> **Problem requirements**
Starting with the first line of the data below, copy each line up to and including the one containing "ax2 = fig.add_axes([97/W, 1-692/H, (479-97)/W, (692-391)/H])". Pictures stay out.

> **Dataset excerpt**
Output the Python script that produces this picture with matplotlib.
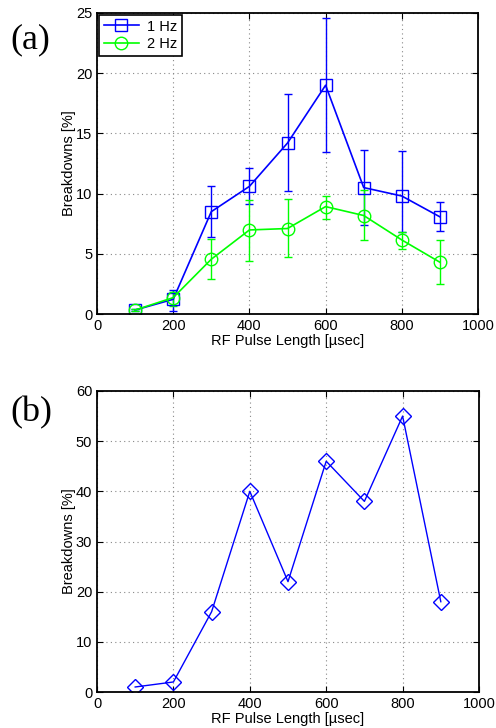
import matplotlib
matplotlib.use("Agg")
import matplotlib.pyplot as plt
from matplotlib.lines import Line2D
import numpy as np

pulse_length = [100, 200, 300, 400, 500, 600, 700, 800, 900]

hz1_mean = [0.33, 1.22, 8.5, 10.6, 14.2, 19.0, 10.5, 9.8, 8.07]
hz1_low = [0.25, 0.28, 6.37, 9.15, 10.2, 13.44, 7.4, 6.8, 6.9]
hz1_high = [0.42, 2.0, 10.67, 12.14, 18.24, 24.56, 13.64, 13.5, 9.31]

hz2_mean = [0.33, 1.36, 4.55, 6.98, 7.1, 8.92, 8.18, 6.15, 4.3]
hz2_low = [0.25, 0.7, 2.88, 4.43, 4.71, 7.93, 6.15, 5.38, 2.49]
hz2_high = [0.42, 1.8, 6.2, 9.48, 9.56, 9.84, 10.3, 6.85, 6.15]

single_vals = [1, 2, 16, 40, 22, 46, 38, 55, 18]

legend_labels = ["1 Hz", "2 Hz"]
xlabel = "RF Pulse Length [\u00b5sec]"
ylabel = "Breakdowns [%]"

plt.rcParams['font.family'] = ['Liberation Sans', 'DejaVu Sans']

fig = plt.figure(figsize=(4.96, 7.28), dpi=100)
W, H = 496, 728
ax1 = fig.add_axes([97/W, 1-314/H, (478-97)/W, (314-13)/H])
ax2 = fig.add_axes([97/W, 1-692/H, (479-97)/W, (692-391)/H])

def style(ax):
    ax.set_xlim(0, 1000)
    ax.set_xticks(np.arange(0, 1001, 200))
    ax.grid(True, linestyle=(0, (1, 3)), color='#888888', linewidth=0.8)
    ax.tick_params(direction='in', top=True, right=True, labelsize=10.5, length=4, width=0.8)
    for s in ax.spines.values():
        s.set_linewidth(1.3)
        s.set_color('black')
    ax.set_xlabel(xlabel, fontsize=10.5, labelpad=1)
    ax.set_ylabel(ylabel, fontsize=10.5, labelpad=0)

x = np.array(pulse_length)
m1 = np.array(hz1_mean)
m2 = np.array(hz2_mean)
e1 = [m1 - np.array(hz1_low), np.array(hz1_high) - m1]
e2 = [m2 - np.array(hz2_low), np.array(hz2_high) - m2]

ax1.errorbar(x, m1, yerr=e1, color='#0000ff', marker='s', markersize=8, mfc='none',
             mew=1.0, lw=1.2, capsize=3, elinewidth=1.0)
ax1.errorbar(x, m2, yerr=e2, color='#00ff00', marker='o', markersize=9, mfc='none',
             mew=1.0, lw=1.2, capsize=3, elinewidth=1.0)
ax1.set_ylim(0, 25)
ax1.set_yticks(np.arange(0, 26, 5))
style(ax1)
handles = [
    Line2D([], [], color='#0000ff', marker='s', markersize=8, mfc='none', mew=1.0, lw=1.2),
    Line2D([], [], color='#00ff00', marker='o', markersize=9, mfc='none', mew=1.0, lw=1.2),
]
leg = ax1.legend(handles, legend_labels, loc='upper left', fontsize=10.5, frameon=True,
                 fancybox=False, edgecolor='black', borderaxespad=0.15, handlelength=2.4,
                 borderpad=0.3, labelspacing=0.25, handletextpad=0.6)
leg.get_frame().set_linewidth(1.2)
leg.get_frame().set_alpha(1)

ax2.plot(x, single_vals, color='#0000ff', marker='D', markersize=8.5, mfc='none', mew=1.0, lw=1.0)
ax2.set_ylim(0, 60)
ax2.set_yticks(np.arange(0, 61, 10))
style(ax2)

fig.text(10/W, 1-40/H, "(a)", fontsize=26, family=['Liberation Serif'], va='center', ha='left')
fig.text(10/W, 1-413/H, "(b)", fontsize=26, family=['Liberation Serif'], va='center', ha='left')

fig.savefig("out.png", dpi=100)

> **Response below**
Output the Python script that produces this picture with matplotlib.
import matplotlib
matplotlib.use("Agg")
import matplotlib.pyplot as plt
from matplotlib.lines import Line2D
import numpy as np

pulse_length = [100, 200, 300, 400, 500, 600, 700, 800, 900]

hz1_mean = [0.33, 1.22, 8.5, 10.6, 14.2, 19.0, 10.5, 9.8, 8.07]
hz1_low = [0.25, 0.28, 6.37, 9.15, 10.2, 13.44, 7.4, 6.8, 6.9]
hz1_high = [0.42, 2.0, 10.67, 12.14, 18.24, 24.56, 13.64, 13.5, 9.31]

hz2_mean = [0.33, 1.36, 4.55, 6.98, 7.1, 8.92, 8.18, 6.15, 4.3]
hz2_low = [0.25, 0.7, 2.88, 4.43, 4.71, 7.93, 6.15, 5.38, 2.49]
hz2_high = [0.42, 1.8, 6.2, 9.48, 9.56, 9.84, 10.3, 6.85, 6.15]

single_vals = [1, 2, 16, 40, 22, 46, 38, 55, 18]

legend_labels = ["1 Hz", "2 Hz"]
xlabel = "RF Pulse Length [\u00b5sec]"
ylabel = "Breakdowns [%]"

plt.rcParams['font.family'] = ['Liberation Sans', 'DejaVu Sans']

fig = plt.figure(figsize=(4.96, 7.28), dpi=100)
W, H = 496, 728
ax1 = fig.add_axes([97/W, 1-314/H, (478-97)/W, (314-13)/H])
ax2 = fig.add_axes([97/W, 1-692/H, (479-97)/W, (692-391)/H])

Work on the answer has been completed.